计算机工程与应用 ›› 2020, Vol. 56 ›› Issue (5): 65-73.DOI: 10.3778/j.issn.1002-8331.1903-0078

• 理论与研发 • 上一篇    下一篇

针对弱标记数据的多标签分类算法

王晶晶,杨有龙   

  1. 西安电子科技大学 数学与统计学院,西安 710126
  • 出版日期:2020-03-01 发布日期:2020-03-06

Multi-Label Classification Algorithm for Weak-Label Data

WANG Jingjing, YANG Youlong   

  1. School of Mathematics and Statistics, Xidian University, Xi’an 710126, China
  • Online:2020-03-01 Published:2020-03-06

摘要:

针对标签信息不完整的多标签分类问题,一种新的多标签算法MCWD被提出。它通过有效地恢复训练数据中缺失的标签信息,能够产生更好的分类结果。在训练阶段,MCWD通过迭代更新每个训练实例的权重以及利用两两标签之间的相关性来恢复训练数据中缺失的标签信息;在标签恢复完毕后,利用新得到的训练集来训练分类模型;用此模型对测试集进行预测。实验结果表明,该算法在14个多标签数据集上具有一定的优势。
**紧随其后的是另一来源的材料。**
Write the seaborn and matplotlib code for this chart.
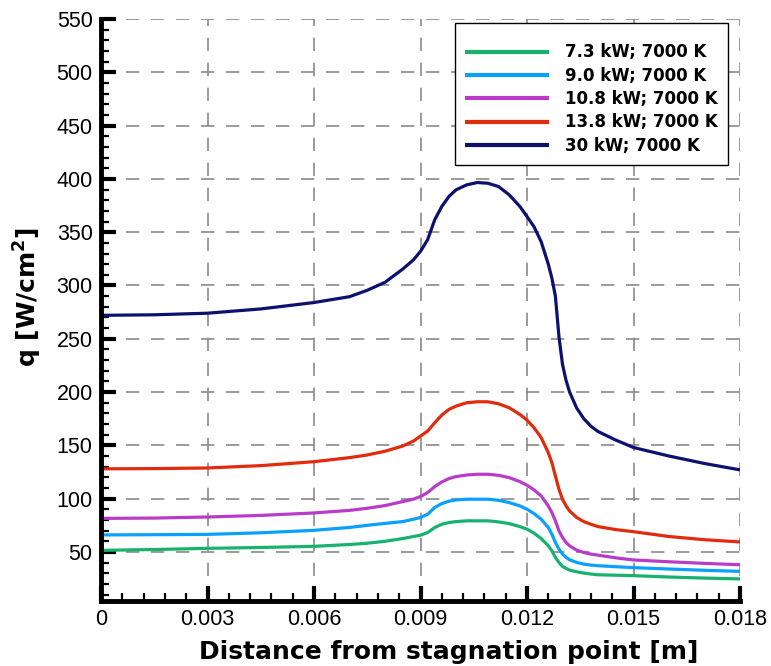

关键词: 多标签分类, 缺失标签, 弱标记学习, 标签相关性

Abstract:

For the problem of multi-label classification with incomplete label information, a new multi-label algorithm MCWD is proposed. By effectively recovering the missing label information in training data, it can produce better classification results. Firstly, in the training phase, MCWD recovers the missing label information in the training data by iteratively updating the weight of each training instance and utilizing the correlation between any two labels. Secondly, the new training set is used to train the classification model after the labels are recovered. Finally, the model is used to predict the testing set. Experimental results show that the algorithm has certain advantages on fourteen multi-label datasets.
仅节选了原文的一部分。